También ha habido reencuentros con humor. Un compañero me soltó: ¿Dónde estabas, chiquillo? ¡Te echábamos de menos hasta en los grupos de WhatsApp! Y yo le dije: Estaba… recogiendo aire. Y me pasé un poco de largo.

Nos reímos. Mucho. Como antes. Como siempre. Porque al final, cuando uno vuelve de verdad, la risa también vuelve.

Escribo esto no para dar lecciones. Dios me libre. Lo escribo porque a veces hace falta que alguien diga en voz alta: estuve perdido, me reencontré, y aquí estoy. Lo escribo para quien ahora esté en ese punto oscuro en el que todo pesa, todo abruma, todo parece que se cae. Para decirle que no todo está perdido. Que hay luz más allá del ruido. Que hay vínculos que no mueren. Y que lo que sembraste sí, tú, te está esperando.

Solo tienes que salir, llamar. Dejarte querer, respirar; y si hace falta, llorar un poco también, porque no todo tiene que ser fortaleza. A veces lo que más nos salva es permitirnos ser frágiles.

Hoy me siento profundamente agradecido. Por lo sembrado, sí.
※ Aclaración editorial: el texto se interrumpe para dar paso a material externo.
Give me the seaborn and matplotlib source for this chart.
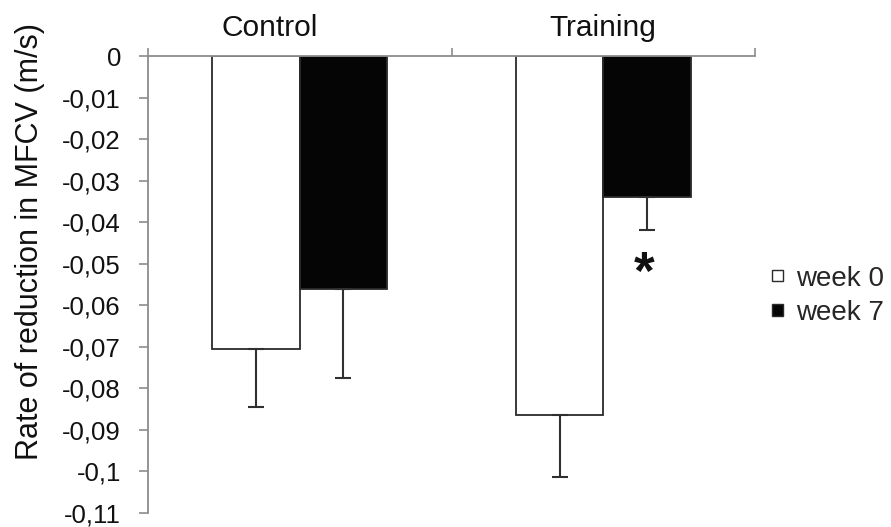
import matplotlib
matplotlib.use("Agg")
import matplotlib.pyplot as plt
import matplotlib.ticker as mticker
from matplotlib.transforms import ScaledTranslation
import pandas as pd
import seaborn as sns

# Group means and standard deviations (m/s)
groups = ["Control", "Training"]
weeks = ["week 0", "week 7"]
mean_week0 = [-0.0706, -0.0863]
mean_week7 = [-0.0560, -0.0340]
sd_week0 = [0.0140, 0.0151]
sd_week7 = [0.0216, 0.0079]
y_ticks = [0, -0.01, -0.02, -0.03, -0.04, -0.05, -0.06, -0.07, -0.08, -0.09, -0.10, -0.11]
y_tick_labels = ["0", "-0,01", "-0,02", "-0,03", "-0,04", "-0,05", "-0,06",
                 "-0,07", "-0,08", "-0,09", "-0,1", "-0,11"]
significant = [(1, "week 7")]  # Training, week 7 differs from week 0

sns.set_style("white")
plt.rcParams["font.family"] = ["Liberation Sans", "DejaVu Sans"]

df = pd.DataFrame({
    "group": groups * 2,
    "week": [weeks[0]] * 2 + [weeks[1]] * 2,
    "value": mean_week0 + mean_week7,
})
sds = {weeks[0]: sd_week0, weeks[1]: sd_week7}

fig = plt.figure(figsize=(8.91, 5.27), dpi=100)
ax = fig.add_axes([0.1661, 0.0266, 0.6813, 0.8671])

axis_grey = "#8c8c8c"
edge = "#2a2a2a"

sns.barplot(data=df, x="group", y="value", hue="week", order=groups,
            hue_order=weeks, palette={"week 0": "white", "week 7": "#050505"},
            saturation=1, width=0.576, edgecolor=edge, linewidth=1.3,
            errorbar=None, ax=ax)

# One-sided (downward) error bars
bar_centres = {}
for week, container in zip(weeks, ax.containers):
    for gi, bar in enumerate(container):
        x = bar.get_x() + bar.get_width() / 2
        m = bar.get_y() + bar.get_height()
        sd = sds[week][gi]
        bar_centres[(gi, week)] = (x, m - sd)
        ax.errorbar(x, m, yerr=[[sd], [0]], fmt="none", ecolor="#303030",
                    elinewidth=1.5, capsize=5.5, capthick=1.5, zorder=3)

for key in significant:
    x, y = bar_centres[key]
    ax.annotate("*", xy=(x, y), xytext=(-2, -14), textcoords="offset points",
                ha="center", va="top", fontsize=38, fontweight="bold",
                color="#111111")

ax.set_ylim(-0.11, 0)
ax.set_xlim(-0.5, 1.5)
ax.set_yticks(y_ticks)
ax.set_yticklabels(y_tick_labels)

# Category axis sits at y = 0 along the top
ax.xaxis.tick_top()
ax.set_xticks(range(len(groups)))
ax.set_xticklabels(groups)
ax.xaxis.set_minor_locator(mticker.FixedLocator([-0.5, 0.5, 1.5]))
ax.tick_params(axis="x", which="major", length=0, pad=10, labelsize=21.5,
               labelcolor="#111111")
ax.tick_params(axis="x", which="minor", length=6, width=1.2, color=axis_grey,
               direction="out", top=True, bottom=False)
ax.tick_params(axis="y", length=6.5, width=1.2, color=axis_grey, pad=13,
               labelsize=18.5, labelcolor="#111111", left=True)
ax.set_xlabel("")

# The first group name sits a little left of its category centre
first = ax.get_xticklabels()[0]
first.set_transform(first.get_transform()
                    + ScaledTranslation(-0.30, 0, fig.dpi_scale_trans))

for side in ["right", "bottom"]:
    ax.spines[side].set_visible(False)
for side in ["left", "top"]:
    ax.spines[side].set_color(axis_grey)
    ax.spines[side].set_linewidth(1.3)

ax.set_ylabel("Rate of reduction in MFCV (m/s)", fontsize=22, color="#111111",
              va="center")
ax.yaxis.set_label_coords(-0.194, 0.595)

sns.move_legend(ax, loc="center left", bbox_to_anchor=(1.028, 0.475),
                title=None, frameon=False, fontsize=20, handlelength=0.4,
                handleheight=0.24, handletextpad=0.45, labelspacing=0.3,
                borderaxespad=0, borderpad=0)
for h in ax.get_legend().legend_handles:
    h.set_edgecolor(edge)
    h.set_linewidth(1.0)

fig.savefig("out.png", dpi=100)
Pero, sobre todo, por lo que floreció incluso en mi ausencia. Porque eso es lo que más me ha impresionado: que hubo cariño que no se apagó, aunque yo estuviera fuera de cobertura.

Y ahora que vuelvo, me lo encuentro ahí, esperándome. Fuerte, vivo, humano.

Así que gracias.

Gracias a quienes no me soltaron.

Gracias a quienes me recibieron con la misma alegría con la que se recibe a alguien que vuelve del viaje largo.

Gracias a quienes no me reclamaron, sino que me abrazaron.

Y gracias, sobre todo, a lo sembrado.

Porque de eso estamos hechos. No de lo que conseguimos. Ni de lo que demostramos. Sino de eso que sembramos cuando ni siquiera sabíamos que estábamos dejando algo en los demás.